Code that draws figures
* begin *
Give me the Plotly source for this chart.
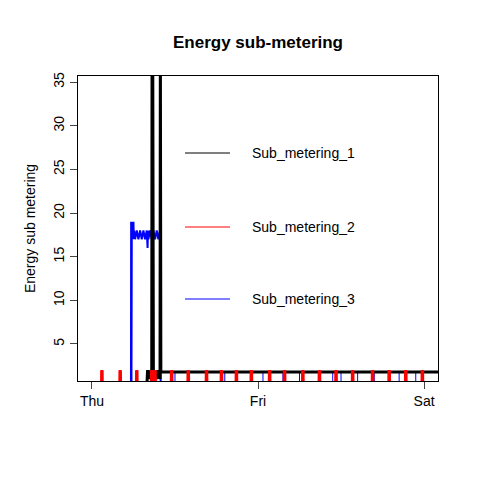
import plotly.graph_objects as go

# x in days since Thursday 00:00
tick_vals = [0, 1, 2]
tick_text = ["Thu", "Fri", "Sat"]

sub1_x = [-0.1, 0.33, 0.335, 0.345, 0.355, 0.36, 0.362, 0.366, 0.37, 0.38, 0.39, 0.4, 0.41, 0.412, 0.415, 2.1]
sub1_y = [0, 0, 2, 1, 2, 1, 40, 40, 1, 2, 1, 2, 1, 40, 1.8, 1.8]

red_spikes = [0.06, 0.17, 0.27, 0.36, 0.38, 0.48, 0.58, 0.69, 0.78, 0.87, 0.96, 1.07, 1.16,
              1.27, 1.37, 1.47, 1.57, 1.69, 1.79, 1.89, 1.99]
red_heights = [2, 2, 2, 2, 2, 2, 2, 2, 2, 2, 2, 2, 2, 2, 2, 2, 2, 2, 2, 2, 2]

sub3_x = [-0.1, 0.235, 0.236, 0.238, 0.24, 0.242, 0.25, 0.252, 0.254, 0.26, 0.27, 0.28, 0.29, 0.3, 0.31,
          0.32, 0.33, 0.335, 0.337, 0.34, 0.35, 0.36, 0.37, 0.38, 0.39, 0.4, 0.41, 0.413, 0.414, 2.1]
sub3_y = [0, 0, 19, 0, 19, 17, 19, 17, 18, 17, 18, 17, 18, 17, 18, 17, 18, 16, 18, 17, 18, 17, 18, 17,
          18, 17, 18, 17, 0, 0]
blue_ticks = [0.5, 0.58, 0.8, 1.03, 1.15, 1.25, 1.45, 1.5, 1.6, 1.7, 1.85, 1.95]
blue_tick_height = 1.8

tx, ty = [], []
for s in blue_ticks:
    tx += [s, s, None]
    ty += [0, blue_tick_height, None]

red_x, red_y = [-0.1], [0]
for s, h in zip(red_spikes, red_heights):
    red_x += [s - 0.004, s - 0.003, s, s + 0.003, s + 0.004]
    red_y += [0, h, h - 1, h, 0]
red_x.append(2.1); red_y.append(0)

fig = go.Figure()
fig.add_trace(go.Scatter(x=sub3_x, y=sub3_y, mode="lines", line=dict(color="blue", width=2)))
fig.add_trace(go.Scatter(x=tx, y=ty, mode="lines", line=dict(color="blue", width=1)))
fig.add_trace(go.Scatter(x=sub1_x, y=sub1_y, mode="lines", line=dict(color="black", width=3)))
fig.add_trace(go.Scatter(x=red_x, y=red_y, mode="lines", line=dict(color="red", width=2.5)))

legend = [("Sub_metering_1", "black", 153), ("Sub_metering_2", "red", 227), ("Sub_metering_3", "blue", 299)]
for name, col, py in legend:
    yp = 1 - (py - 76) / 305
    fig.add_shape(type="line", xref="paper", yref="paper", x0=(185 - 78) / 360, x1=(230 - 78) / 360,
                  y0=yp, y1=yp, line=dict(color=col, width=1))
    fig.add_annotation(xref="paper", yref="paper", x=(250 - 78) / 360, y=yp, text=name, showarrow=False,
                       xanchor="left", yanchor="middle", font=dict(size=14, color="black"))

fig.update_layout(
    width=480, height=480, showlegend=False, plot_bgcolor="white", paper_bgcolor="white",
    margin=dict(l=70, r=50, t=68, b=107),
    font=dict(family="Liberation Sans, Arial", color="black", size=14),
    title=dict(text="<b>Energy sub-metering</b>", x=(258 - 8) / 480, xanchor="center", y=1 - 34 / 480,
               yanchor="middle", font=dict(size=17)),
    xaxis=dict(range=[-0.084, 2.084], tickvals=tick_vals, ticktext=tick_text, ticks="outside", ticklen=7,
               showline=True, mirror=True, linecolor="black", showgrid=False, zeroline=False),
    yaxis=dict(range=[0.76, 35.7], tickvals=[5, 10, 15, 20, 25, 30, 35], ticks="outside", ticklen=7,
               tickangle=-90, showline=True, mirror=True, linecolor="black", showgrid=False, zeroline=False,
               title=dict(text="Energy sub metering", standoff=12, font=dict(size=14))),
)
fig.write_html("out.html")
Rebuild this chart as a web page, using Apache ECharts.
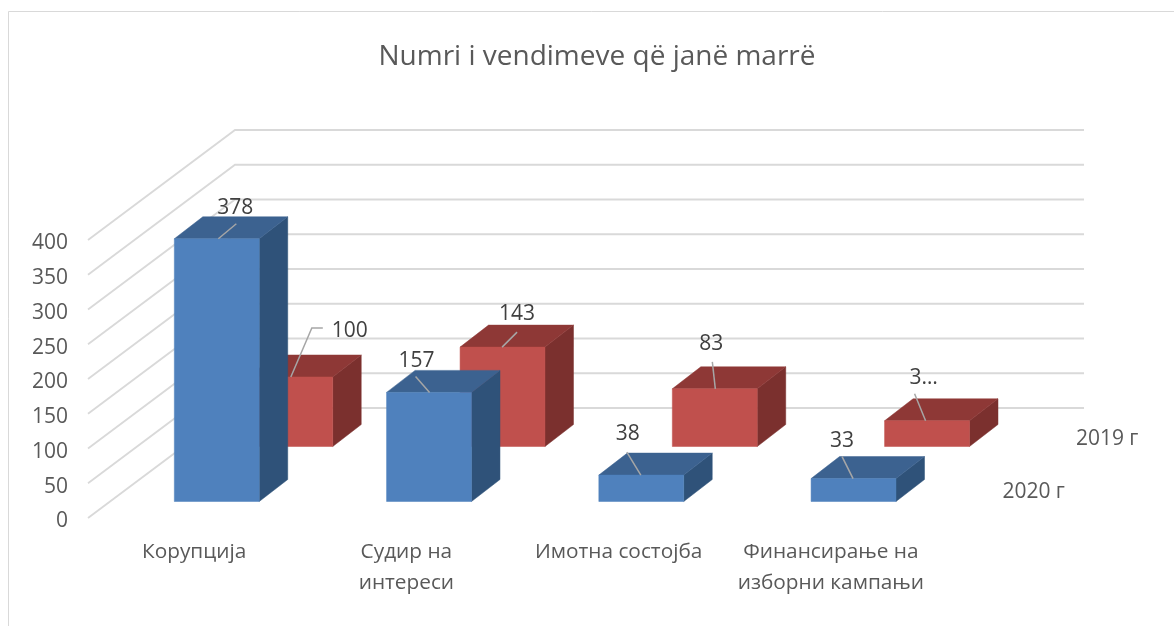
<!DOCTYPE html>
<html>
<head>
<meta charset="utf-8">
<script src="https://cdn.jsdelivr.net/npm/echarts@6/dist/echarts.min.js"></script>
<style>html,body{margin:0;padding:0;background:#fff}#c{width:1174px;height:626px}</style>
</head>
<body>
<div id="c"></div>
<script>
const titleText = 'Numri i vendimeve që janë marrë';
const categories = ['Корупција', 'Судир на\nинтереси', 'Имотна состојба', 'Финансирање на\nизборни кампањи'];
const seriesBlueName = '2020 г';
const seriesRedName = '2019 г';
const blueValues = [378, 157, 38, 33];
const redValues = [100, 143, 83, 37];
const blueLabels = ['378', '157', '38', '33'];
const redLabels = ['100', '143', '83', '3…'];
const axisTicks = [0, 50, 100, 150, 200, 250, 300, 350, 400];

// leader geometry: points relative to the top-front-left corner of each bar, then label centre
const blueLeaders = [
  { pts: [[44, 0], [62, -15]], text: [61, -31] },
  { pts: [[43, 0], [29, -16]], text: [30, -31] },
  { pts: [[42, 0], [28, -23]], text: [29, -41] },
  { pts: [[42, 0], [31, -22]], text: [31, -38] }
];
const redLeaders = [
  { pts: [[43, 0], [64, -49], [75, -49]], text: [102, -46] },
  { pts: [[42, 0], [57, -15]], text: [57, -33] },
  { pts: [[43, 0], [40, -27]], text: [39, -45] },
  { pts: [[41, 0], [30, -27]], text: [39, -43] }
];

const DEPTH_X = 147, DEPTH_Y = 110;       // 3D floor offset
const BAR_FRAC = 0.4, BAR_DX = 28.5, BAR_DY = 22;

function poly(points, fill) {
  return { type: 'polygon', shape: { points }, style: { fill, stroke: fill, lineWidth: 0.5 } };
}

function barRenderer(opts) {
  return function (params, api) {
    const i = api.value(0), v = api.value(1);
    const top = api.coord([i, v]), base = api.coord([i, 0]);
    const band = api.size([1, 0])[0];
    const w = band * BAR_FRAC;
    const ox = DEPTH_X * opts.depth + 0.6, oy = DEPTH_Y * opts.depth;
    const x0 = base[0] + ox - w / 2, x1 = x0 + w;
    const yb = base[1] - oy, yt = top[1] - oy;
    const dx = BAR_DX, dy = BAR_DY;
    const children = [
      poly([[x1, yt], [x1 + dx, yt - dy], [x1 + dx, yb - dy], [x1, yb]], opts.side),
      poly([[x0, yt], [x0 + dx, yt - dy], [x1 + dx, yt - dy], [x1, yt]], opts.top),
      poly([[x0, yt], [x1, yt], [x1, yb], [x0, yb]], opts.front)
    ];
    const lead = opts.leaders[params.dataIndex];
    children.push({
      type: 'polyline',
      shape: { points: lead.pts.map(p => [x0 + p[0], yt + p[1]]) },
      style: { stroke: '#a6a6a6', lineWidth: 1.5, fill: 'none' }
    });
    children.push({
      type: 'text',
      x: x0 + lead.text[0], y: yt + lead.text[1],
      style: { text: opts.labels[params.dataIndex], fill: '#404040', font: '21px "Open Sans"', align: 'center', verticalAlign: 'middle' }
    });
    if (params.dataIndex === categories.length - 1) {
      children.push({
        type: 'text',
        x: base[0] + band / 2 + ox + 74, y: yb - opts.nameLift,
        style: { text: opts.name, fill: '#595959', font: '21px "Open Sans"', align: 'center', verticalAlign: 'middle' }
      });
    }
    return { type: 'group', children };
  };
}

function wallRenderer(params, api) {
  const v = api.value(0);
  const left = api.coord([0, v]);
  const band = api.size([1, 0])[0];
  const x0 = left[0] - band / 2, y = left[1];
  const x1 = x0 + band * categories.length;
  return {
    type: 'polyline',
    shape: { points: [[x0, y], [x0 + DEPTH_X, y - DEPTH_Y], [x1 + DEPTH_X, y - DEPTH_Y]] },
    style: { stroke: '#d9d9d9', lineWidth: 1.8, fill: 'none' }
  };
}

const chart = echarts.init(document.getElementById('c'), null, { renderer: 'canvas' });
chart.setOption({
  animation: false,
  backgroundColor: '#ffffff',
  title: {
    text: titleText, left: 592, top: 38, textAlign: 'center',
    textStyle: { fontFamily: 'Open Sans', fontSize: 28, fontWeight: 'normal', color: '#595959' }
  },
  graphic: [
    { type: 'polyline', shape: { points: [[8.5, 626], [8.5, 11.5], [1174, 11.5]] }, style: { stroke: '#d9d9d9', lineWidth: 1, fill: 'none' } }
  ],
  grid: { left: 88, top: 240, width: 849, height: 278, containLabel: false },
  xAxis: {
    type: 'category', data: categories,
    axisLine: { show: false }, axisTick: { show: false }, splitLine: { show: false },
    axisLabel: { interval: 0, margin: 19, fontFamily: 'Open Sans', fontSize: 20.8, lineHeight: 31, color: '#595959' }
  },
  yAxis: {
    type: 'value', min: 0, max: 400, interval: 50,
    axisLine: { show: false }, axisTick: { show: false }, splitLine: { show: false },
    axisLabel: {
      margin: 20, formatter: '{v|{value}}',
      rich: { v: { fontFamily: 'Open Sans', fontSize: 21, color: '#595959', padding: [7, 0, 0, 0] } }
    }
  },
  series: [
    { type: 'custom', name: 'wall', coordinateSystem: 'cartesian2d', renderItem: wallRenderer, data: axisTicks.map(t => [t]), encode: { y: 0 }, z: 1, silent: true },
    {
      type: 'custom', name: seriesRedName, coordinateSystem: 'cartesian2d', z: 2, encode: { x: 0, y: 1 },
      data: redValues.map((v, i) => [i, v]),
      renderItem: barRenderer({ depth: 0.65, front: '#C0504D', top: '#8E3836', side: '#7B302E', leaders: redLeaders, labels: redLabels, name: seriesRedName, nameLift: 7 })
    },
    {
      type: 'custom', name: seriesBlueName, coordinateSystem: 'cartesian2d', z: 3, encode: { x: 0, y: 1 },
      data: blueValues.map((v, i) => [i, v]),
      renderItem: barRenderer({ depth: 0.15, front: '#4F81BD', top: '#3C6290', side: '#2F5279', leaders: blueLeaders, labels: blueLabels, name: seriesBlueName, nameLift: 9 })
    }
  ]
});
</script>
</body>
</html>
* end *
» **GIVEN REQUEST**:
Copy only the part of the records that runs from the first line to the line with "2, 2, 2, 2, 2]", ends included, leaving pictures out.

» **ANSWER BELOW**:
Give me the Plotly source for this chart.
import plotly.graph_objects as go

# x in days since Thursday 00:00
tick_vals = [0, 1, 2]
tick_text = ["Thu", "Fri", "Sat"]

sub1_x = [-0.1, 0.33, 0.335, 0.345, 0.355, 0.36, 0.362, 0.366, 0.37, 0.38, 0.39, 0.4, 0.41, 0.412, 0.415, 2.1]
sub1_y = [0, 0, 2, 1, 2, 1, 40, 40, 1, 2, 1, 2, 1, 40, 1.8, 1.8]

red_spikes = [0.06, 0.17, 0.27, 0.36, 0.38, 0.48, 0.58, 0.69, 0.78, 0.87, 0.96, 1.07, 1.16,
              1.27, 1.37, 1.47, 1.57, 1.69, 1.79, 1.89, 1.99]
red_heights = [2, 2, 2, 2, 2, 2, 2, 2, 2, 2, 2, 2, 2, 2, 2, 2, 2, 2, 2, 2, 2]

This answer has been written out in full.